I remember during the 1999 season (the year the Sox went to the ALCS), during one game of a midsummer series with the Yankees, the Red Sox were winning but New York was rallying. The bases were loaded for the Yanks with two out, when Bernie Williams smoked a ball between first and second. Two runs for sure. Out of nowhere, Lou Merloni dove, grabbed the ball and threw to first. Inning over. End of the threat. Not a particularly extraordinary play, but a huge moment. At that moment, when Merloni dove to stop the Yankees, you could say to yourself "Maybe this team actually has something a little different." There were no moments like that this year.

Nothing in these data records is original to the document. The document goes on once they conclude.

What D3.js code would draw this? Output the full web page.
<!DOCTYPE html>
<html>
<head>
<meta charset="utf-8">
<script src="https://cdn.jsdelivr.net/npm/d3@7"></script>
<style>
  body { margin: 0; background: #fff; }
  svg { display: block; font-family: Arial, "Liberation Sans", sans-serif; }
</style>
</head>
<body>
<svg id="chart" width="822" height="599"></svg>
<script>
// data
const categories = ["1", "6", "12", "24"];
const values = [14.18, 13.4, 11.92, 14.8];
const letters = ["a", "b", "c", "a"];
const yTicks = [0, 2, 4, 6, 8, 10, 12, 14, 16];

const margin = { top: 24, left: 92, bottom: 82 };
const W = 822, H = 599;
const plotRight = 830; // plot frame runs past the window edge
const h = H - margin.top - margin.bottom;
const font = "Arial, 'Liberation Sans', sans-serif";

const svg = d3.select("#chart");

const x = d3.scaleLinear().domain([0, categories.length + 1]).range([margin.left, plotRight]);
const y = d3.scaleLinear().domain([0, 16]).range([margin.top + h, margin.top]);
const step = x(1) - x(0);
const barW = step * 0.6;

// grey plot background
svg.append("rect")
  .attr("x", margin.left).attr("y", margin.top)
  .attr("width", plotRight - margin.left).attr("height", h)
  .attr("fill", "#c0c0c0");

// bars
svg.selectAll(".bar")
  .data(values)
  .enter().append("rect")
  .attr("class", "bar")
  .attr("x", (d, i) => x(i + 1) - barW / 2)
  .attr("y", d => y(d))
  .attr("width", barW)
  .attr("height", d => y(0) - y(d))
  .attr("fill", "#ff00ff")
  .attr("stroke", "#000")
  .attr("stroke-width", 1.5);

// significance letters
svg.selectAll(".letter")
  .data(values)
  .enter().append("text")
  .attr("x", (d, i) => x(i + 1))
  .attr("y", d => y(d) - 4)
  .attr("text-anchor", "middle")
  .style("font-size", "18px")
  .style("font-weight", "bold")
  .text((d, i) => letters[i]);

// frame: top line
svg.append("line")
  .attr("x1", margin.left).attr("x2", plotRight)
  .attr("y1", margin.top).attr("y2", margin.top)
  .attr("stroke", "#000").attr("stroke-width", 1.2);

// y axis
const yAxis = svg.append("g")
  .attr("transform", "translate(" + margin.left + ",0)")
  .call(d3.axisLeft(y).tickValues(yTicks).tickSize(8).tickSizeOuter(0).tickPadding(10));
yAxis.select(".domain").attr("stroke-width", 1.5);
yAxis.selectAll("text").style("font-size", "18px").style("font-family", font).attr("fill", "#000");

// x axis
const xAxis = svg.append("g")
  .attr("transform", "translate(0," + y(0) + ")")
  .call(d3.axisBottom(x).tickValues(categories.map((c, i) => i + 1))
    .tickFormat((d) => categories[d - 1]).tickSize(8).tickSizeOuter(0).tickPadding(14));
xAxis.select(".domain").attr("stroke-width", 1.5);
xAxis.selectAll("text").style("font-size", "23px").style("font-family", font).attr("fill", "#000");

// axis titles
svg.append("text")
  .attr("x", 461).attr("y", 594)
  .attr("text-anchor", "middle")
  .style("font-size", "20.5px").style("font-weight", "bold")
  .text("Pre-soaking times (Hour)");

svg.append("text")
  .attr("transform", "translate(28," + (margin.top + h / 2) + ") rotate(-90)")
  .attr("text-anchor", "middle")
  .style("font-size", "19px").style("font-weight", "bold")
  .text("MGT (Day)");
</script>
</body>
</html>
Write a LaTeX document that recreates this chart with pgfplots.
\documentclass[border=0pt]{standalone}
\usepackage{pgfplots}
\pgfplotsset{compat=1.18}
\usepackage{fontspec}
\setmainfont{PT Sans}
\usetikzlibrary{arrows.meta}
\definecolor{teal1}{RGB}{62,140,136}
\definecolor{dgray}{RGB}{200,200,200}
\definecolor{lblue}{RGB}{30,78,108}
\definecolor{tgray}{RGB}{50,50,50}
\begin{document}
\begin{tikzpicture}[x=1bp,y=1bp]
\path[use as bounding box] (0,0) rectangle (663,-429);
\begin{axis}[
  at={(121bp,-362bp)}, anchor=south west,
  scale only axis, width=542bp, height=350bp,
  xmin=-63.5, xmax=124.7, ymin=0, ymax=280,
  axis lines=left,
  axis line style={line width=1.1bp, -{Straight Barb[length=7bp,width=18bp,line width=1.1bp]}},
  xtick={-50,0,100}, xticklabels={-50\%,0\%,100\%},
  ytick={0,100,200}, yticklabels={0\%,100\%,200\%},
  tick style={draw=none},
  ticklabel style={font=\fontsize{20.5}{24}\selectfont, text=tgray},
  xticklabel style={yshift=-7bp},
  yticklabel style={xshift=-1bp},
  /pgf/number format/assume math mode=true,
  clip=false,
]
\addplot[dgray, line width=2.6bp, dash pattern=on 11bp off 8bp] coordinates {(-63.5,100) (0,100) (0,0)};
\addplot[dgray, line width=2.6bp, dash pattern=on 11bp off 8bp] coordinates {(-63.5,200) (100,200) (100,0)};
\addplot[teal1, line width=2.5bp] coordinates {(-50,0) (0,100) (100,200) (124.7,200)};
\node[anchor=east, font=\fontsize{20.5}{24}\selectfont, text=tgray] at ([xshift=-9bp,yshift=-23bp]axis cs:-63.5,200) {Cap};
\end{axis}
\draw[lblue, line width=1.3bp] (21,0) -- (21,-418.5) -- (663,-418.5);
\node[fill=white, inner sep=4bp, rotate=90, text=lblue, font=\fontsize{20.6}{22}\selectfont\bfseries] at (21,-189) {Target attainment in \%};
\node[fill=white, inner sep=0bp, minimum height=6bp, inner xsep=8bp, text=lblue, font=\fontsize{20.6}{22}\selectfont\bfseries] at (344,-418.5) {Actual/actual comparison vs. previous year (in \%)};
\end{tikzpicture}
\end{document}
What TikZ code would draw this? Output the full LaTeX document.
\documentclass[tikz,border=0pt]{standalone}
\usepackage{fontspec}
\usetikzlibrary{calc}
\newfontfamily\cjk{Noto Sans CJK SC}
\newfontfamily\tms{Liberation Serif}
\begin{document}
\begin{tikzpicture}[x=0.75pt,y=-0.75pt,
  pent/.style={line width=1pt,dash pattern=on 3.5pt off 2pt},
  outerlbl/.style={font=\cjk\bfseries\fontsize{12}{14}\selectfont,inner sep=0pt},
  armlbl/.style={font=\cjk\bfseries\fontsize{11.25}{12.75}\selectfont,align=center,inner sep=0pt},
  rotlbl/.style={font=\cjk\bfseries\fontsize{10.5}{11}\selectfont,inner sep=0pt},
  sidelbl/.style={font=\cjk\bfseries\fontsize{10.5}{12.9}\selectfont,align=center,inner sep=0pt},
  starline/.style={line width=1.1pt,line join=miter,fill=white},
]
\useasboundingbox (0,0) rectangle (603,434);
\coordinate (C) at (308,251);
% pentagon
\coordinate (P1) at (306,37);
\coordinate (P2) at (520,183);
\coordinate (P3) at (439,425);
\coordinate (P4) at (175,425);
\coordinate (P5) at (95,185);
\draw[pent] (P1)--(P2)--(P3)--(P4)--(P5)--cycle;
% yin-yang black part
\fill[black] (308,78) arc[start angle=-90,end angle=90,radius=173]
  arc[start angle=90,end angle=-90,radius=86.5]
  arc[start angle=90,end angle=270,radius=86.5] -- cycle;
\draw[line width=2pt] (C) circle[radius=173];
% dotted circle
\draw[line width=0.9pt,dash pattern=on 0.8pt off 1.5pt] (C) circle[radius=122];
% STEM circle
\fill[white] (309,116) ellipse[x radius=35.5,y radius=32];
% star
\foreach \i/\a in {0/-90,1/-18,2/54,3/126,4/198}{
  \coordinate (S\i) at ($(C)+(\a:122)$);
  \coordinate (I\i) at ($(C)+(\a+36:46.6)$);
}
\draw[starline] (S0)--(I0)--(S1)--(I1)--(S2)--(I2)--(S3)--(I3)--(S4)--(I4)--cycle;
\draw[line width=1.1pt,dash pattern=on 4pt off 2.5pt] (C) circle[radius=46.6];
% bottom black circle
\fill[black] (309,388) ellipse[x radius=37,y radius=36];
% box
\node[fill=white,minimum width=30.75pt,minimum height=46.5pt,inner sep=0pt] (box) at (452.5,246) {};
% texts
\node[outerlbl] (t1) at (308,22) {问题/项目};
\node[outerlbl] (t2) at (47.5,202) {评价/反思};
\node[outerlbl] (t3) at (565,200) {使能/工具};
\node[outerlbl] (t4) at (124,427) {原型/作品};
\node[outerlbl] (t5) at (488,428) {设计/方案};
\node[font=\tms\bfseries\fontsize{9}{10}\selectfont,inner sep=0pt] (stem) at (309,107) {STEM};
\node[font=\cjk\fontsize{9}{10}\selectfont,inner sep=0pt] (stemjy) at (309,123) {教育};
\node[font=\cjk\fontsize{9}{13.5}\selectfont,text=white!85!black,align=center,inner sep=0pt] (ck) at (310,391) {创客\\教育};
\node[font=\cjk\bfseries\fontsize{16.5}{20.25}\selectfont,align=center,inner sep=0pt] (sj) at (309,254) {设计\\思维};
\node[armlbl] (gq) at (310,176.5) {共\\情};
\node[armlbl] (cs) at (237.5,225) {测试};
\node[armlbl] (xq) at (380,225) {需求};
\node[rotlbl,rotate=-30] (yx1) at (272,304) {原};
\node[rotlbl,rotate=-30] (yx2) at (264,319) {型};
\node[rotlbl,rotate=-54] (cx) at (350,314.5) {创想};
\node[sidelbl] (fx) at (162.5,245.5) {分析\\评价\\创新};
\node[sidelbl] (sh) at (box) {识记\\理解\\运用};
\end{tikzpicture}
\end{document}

If anything, this year's players had moments that made you wonder how they were actually as good as they were. They couldn't come back when they were behind in the late innings, and had trouble holding small leads. The bullpen was shaky at best, and the middle of the lineup left something to be desired. That said, the Sox were only six wins shy of playing in October. It's hard to believe it was that close.
Maybe there's no real reason why this season went like it did. Maybe it's the Bambino roaring his ugly head again. Who knows? All anybody can do now is wait until next year, just like they've done every year for the last 84. And in the end, maybe all anyone can really say is, "What the hell happened?"